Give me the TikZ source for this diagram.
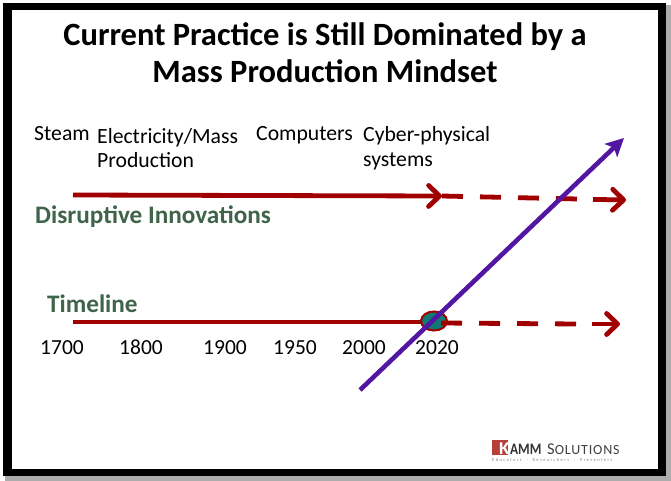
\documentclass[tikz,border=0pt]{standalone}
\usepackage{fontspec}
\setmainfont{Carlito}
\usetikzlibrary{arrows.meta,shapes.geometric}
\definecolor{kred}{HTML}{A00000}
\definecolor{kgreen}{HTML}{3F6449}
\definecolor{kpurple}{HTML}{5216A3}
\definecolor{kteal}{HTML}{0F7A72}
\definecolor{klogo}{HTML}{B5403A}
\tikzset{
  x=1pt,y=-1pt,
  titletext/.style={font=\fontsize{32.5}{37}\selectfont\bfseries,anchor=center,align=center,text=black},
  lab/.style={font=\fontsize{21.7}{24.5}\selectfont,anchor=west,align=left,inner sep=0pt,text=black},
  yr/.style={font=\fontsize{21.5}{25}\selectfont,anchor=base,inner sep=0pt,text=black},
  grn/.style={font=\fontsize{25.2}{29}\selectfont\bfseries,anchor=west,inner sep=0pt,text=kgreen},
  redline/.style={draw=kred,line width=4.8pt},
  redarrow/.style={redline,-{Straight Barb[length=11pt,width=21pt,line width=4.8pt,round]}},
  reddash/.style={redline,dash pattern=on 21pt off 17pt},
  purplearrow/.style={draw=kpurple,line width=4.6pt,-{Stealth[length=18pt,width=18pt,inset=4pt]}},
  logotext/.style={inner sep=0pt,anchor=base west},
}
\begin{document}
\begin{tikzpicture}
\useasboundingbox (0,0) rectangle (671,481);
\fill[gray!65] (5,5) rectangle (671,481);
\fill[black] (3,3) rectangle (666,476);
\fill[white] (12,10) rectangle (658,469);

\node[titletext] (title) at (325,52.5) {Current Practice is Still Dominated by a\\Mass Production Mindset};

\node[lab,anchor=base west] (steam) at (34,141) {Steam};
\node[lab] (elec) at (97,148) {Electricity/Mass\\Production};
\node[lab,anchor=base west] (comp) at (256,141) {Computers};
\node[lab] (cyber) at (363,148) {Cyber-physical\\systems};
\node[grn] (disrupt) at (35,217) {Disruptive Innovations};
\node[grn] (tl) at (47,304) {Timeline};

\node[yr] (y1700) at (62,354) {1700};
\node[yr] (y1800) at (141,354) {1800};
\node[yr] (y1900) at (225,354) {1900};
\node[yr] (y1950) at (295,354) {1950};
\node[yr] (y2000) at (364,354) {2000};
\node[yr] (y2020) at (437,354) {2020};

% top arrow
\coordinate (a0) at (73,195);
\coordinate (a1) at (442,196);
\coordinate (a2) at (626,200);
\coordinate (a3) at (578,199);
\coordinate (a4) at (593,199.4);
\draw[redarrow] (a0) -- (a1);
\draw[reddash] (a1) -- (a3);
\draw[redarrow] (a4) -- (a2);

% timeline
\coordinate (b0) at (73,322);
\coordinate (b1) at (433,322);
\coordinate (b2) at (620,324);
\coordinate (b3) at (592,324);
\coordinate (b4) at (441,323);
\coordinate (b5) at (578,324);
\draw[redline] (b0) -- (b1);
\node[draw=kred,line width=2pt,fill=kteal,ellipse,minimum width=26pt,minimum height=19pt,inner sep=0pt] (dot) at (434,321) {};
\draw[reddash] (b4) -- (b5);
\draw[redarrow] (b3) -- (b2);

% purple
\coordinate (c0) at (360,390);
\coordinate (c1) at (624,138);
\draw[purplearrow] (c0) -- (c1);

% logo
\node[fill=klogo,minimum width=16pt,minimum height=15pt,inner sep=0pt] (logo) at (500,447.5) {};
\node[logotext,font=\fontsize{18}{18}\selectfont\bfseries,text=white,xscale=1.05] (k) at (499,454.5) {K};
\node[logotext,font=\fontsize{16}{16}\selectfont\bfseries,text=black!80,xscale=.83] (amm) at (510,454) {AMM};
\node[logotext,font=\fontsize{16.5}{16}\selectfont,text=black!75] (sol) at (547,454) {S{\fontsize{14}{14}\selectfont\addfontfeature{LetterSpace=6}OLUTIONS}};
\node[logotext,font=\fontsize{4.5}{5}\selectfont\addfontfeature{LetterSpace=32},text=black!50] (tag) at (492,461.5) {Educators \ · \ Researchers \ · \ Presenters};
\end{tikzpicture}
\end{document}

★ ★ ★ ★ ★

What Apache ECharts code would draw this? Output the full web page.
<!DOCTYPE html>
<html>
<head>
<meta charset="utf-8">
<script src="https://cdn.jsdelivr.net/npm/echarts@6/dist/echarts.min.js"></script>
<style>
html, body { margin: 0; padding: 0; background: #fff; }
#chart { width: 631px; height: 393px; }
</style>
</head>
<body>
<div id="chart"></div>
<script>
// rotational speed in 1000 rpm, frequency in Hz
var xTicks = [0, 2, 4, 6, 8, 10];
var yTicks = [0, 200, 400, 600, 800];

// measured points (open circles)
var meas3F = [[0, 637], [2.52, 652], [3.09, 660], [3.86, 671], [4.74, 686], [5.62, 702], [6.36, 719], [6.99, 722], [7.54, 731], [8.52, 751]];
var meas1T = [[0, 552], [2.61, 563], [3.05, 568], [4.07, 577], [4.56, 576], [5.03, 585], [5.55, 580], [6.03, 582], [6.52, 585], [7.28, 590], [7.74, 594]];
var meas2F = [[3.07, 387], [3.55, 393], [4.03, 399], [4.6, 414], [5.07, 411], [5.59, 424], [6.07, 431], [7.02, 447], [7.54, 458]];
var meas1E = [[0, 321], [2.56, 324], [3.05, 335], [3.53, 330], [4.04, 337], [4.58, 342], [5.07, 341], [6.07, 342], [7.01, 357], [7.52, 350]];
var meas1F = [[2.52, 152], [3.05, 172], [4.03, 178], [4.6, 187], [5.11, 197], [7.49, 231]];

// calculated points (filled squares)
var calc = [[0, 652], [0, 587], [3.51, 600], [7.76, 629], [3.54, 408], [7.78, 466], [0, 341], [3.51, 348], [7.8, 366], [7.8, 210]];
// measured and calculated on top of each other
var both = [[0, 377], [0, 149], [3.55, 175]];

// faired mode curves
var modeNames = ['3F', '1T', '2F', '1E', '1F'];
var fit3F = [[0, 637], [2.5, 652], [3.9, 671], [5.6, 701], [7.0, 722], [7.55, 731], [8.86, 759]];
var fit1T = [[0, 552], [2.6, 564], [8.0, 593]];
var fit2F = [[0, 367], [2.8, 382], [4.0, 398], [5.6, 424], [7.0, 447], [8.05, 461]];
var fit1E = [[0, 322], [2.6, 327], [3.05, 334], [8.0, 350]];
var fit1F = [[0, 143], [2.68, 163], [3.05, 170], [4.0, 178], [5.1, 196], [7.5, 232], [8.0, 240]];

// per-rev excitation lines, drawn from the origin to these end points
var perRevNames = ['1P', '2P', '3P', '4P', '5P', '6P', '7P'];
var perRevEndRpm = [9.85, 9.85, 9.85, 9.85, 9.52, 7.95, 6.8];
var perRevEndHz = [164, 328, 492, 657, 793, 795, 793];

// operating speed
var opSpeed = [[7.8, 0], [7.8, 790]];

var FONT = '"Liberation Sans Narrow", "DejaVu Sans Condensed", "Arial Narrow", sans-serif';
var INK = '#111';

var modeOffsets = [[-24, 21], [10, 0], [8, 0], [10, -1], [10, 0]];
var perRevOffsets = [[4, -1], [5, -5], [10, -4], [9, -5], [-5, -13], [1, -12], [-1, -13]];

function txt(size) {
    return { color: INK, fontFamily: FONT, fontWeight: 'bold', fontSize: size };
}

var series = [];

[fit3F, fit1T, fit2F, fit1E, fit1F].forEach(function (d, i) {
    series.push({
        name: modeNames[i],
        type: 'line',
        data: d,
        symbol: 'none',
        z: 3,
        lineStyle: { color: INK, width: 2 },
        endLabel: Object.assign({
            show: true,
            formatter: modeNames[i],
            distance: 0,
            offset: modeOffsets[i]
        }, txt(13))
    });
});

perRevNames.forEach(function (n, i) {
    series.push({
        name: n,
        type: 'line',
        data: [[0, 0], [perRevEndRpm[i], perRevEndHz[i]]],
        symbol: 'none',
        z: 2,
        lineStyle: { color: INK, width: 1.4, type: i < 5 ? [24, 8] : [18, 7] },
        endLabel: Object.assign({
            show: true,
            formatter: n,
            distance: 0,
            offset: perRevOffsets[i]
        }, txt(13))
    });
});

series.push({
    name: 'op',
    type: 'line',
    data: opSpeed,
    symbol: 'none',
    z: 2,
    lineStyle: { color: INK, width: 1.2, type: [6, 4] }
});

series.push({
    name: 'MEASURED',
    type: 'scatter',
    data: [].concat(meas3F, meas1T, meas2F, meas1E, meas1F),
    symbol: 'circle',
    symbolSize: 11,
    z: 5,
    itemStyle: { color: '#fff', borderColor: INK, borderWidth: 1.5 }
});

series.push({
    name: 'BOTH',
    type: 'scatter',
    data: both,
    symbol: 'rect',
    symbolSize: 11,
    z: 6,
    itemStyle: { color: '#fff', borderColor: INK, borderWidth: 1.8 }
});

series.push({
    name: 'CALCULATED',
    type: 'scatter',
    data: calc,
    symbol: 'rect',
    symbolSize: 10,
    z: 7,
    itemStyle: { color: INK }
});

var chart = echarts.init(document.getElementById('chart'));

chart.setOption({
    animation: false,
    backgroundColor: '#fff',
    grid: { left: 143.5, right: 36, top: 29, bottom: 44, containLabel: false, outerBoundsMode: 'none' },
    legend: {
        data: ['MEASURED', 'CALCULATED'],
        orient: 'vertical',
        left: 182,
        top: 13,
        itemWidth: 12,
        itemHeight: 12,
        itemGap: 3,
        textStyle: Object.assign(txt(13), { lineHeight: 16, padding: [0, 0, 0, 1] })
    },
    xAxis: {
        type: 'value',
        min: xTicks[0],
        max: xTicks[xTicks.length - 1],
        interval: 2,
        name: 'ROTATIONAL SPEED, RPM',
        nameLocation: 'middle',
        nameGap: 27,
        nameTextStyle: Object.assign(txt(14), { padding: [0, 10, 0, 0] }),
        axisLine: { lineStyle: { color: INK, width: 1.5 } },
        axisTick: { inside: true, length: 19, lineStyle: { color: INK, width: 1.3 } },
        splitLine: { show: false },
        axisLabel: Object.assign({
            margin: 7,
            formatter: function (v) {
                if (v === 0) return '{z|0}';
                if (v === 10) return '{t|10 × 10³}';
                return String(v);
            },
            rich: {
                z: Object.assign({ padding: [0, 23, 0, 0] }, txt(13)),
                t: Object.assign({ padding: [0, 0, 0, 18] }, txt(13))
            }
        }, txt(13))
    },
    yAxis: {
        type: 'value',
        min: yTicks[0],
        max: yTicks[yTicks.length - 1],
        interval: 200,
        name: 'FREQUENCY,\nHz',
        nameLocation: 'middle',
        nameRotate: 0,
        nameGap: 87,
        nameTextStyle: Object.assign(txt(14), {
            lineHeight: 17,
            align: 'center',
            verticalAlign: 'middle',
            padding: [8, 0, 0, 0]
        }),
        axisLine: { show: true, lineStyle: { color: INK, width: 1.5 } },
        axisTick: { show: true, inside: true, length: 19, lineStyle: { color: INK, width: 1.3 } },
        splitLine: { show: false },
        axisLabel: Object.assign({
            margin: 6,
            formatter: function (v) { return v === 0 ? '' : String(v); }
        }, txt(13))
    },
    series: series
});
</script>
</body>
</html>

★ ★ ★ ★ ★

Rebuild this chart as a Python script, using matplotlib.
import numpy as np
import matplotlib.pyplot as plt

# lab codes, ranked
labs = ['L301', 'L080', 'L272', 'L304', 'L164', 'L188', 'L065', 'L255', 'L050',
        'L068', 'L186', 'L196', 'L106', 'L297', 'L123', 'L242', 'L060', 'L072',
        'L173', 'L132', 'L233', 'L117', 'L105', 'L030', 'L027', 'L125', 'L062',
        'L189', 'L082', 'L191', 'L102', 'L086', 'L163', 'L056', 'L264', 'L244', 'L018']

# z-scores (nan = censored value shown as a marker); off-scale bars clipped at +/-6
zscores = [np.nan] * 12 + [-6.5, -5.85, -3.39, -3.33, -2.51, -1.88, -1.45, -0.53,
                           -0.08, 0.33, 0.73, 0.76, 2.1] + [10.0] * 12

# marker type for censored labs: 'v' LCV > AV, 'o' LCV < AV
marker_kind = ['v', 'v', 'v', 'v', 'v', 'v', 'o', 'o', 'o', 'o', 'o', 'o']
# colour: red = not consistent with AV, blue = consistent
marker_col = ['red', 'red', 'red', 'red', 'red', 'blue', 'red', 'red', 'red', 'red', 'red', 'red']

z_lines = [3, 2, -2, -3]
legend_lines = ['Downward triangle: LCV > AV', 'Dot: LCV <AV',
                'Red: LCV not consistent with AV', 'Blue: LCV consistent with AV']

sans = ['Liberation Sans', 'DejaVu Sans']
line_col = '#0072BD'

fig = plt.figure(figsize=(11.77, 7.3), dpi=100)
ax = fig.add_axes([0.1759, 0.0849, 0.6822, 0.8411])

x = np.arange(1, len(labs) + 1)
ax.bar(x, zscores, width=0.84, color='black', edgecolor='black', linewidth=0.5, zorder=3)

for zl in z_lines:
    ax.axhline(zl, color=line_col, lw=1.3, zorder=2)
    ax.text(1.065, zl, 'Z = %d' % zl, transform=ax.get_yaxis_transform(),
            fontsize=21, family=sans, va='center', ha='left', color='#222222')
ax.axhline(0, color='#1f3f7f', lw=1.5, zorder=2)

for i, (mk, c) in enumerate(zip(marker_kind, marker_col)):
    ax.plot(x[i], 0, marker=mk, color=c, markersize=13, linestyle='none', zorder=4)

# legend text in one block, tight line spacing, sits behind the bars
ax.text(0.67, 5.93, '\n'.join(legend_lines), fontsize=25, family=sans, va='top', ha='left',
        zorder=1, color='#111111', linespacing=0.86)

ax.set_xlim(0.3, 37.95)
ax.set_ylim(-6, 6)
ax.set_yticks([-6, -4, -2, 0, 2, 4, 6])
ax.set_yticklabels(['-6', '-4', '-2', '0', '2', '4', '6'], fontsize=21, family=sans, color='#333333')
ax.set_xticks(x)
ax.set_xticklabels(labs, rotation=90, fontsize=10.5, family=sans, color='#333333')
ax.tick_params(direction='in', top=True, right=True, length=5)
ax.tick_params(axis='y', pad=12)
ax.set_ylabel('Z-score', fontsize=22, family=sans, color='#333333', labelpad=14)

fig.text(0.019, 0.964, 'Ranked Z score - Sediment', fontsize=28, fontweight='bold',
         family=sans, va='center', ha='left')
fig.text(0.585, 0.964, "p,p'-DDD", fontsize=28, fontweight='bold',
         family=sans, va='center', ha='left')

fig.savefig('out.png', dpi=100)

★ ★ ★ ★ ★

(WRITTEN INSTRUCTION):
Your task is to give again the lines from the one containing "Rebuild this chart" to the one containing "-0.08, 0.33, 0.73, 0.76, 2.1]", both lines included, exactly and without anything added.

(TASK SOLUTION):
Rebuild this chart as a Python script, using matplotlib.
import numpy as np
import matplotlib.pyplot as plt

# lab codes, ranked
labs = ['L301', 'L080', 'L272', 'L304', 'L164', 'L188', 'L065', 'L255', 'L050',
        'L068', 'L186', 'L196', 'L106', 'L297', 'L123', 'L242', 'L060', 'L072',
        'L173', 'L132', 'L233', 'L117', 'L105', 'L030', 'L027', 'L125', 'L062',
        'L189', 'L082', 'L191', 'L102', 'L086', 'L163', 'L056', 'L264', 'L244', 'L018']

# z-scores (nan = censored value shown as a marker); off-scale bars clipped at +/-6
zscores = [np.nan] * 12 + [-6.5, -5.85, -3.39, -3.33, -2.51, -1.88, -1.45, -0.53,
                           -0.08, 0.33, 0.73, 0.76, 2.1] + [10.0] * 12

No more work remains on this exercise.